It's a whoooole lot of work to do the whole car by hand. I just finished mine (a bad new paint job on a 6 year old car). I had never wet sanded, compounded, or polished anything in my life but proceeded carefully and took my time.
Here's what I learned:
* With 2000 grit, unless you sit and sand with all your might in one 2" spot for 30 seconds straight, you're not going to do any damage unless your CC is already thin.
* I had bad texturing/orange peel. I used 1500 grit with pressure and even then never had any bad experiences.
* salty's comment above about avoiding areas you can't get to with a machine is a good one. Leave at least a half inch of border near those areas unless you're a perfectionist and are going to go back by hand over those areas.

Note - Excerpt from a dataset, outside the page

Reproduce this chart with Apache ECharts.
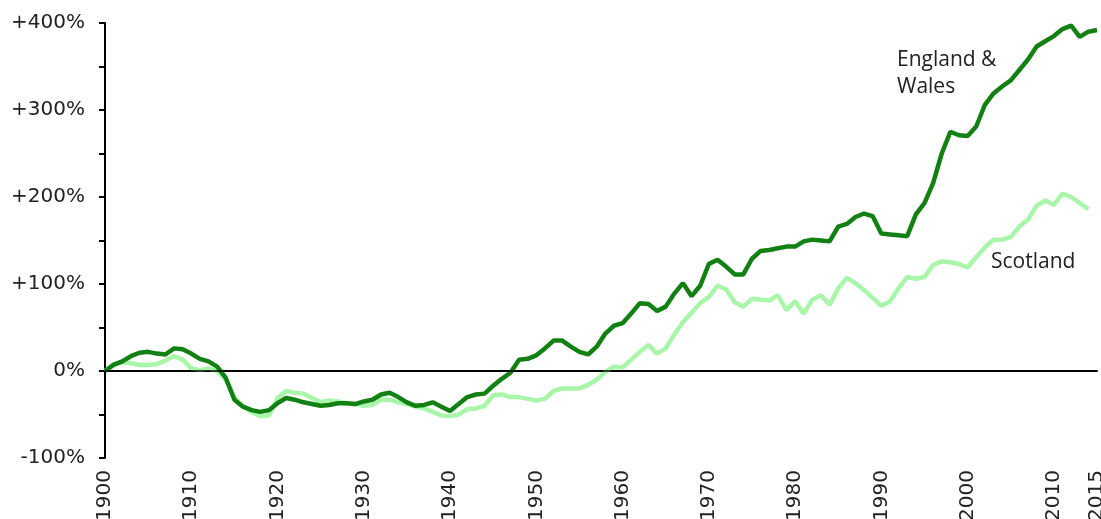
<!DOCTYPE html>
<html>
<head>
<meta charset="utf-8">
<script src="https://cdn.jsdelivr.net/npm/echarts@6/dist/echarts.min.js"></script>
<style>
  html, body { margin: 0; padding: 0; background: #fff; }
  #chart { width: 1101px; height: 519px; }
</style>
</head>
<body>
<div id="chart"></div>
<script>
// 数据
const years = [];
for (let y = 1900; y <= 2015; y++) years.push(y);

const englandWales = [
  0, 7, 11, 17, 21, 22, 20, 19, 26, 25,
  20, 14, 11, 5, -8, -33, -41, -45, -47, -45,
  -37, -31, -33, -36, -38, -40, -39, -37, -37, -38,
  -35, -33, -27, -25, -30, -36, -40, -39, -36, -41,
  -46, -38, -30, -27, -26, -17, -9, -2, 13, 14,
  18, 26, 35, 35, 28, 22, 19, 28, 43, 52,
  55, 66, 78, 77, 69, 74, 89, 101, 86, 98,
  123, 128, 120, 111, 111, 129, 138, 139, 141, 143,
  143, 149, 151, 150, 149, 166, 169, 177, 181, 178,
  158, 157, 156, 155, 180, 193, 216, 250, 275, 271,
  270, 281, 306, 319, 327, 334, 346, 358, 373, 379,
  385, 393, 397, 384, 390, 392
];

const scotland = [
  0, 8, 10, 9, 7, 7, 8, 12, 17, 13,
  3, 1, 3, 0, -10, -30, -41, -47, -52, -51,
  -31, -23, -25, -26, -31, -36, -34, -35, -37, -38,
  -40, -39, -33, -33, -36, -38, -41, -43, -47, -51,
  -52, -50, -44, -43, -40, -28, -27, -30, -30, -32,
  -34, -32, -23, -20, -20, -20, -16, -10, -1, 5,
  4, 13, 22, 30, 20, 26, 42, 56, 67, 78,
  85, 98, 94, 79, 74, 83, 82, 81, 87, 70,
  80, 66, 82, 87, 76, 95, 107, 101, 93, 84,
  75, 80, 95, 108, 106, 108, 122, 126, 125, 123,
  119, 131, 142, 151, 151, 154, 166, 174, 190, 196,
  191, 204, 200, 193, 186
];

const yLabels = { '-100': '-100%', '0': '0%', '100': '+100%', '200': '+200%', '300': '+300%', '400': '+400%' };

const tickFont = 'DejaVu Sans, sans-serif';
const noteFont = '"Open Sans", sans-serif';

function pairs(vals) {
  return vals.map((v, i) => [years[i], v]);
}

const chart = echarts.init(document.getElementById('chart'));

chart.setOption({
  animation: false,
  grid: { left: 105, right: 4, top: 23, bottom: 61, outerBoundsMode: 'none' },
  xAxis: {
    type: 'value',
    min: 1900,
    max: 2015,
    interval: 10,
    axisLine: { show: true, lineStyle: { color: '#000', width: 2 } },
    axisTick: { show: false },
    splitLine: { show: false },
    axisLabel: {
      rotate: 90,
      margin: 12,
      color: '#222',
      fontSize: 20,
      fontFamily: tickFont,
      showMaxLabel: true,
      formatter: v => String(v)
    }
  },
  yAxis: {
    type: 'value',
    min: -100,
    max: 400,
    interval: 50,
    axisLine: { show: true, lineStyle: { color: '#000', width: 2 } },
    axisTick: { show: true, inside: false, length: 6, lineStyle: { color: '#000', width: 2 } },
    splitLine: { show: false },
    axisLabel: {
      margin: 20,
      color: '#222',
      fontSize: 20,
      fontFamily: tickFont,
      formatter: v => yLabels[String(v)] || ''
    }
  },
  series: [
    {
      name: 'Scotland',
      type: 'line',
      data: pairs(scotland),
      showSymbol: false,
      lineStyle: { color: '#a9f5a9', width: 4.5 },
      z: 2,
      markLine: {
        silent: true,
        symbol: 'none',
        label: { show: false },
        lineStyle: { color: '#000', width: 1.5, type: 'solid' },
        data: [{ yAxis: 0 }]
      }
    },
    {
      name: 'England & Wales',
      type: 'line',
      data: pairs(englandWales),
      showSymbol: false,
      lineStyle: { color: '#138013', width: 4.5 },
      z: 3
    }
  ],
  graphic: [
    {
      type: 'text', left: 897, top: 47,
      style: { text: 'England &\nWales', fill: '#222', font: '21px ' + noteFont, lineHeight: 27 }
    },
    {
      type: 'text', left: 991, top: 249,
      style: { text: 'Scotland', fill: '#222', font: '21px ' + noteFont, lineHeight: 27 }
    }
  ]
});
</script>
</body>
</html>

* People will tell you to use a backing pad for your sandpaper. If you keep your hand moving, this really isn't necessary. I did the entire car without a backing pad -- just my fingers and never staying exactly in one spot. If you hose off the area, dry it, and keep checking it, you won't screw yourself.
* Expanding on what salty said above, basically what you will see when you start doing an area is polka dots. The dots will be the color of the car's paint (and still have CC on them) and the surrounding "negative space" will be the CC mountains you have sanded the tops off of. When you no longer see speckles/dots, you have leveled the CC mountains down to the proper lower CC level.
* Once you're done sanding, you're going to need an aggressive rubbing compound + rotary or dual action polisher to take the surface to roughly 3000 grit level. Once this is all done, feel free to take a day or two off
* Then you do the entire car again with a polish (not TOO fine though or it will take ages) and deep clean (clay or whatever) and wax/seal as you like.
Go for it if you want, but... oof. If it's typical mild orange peel, I'd consider living with it.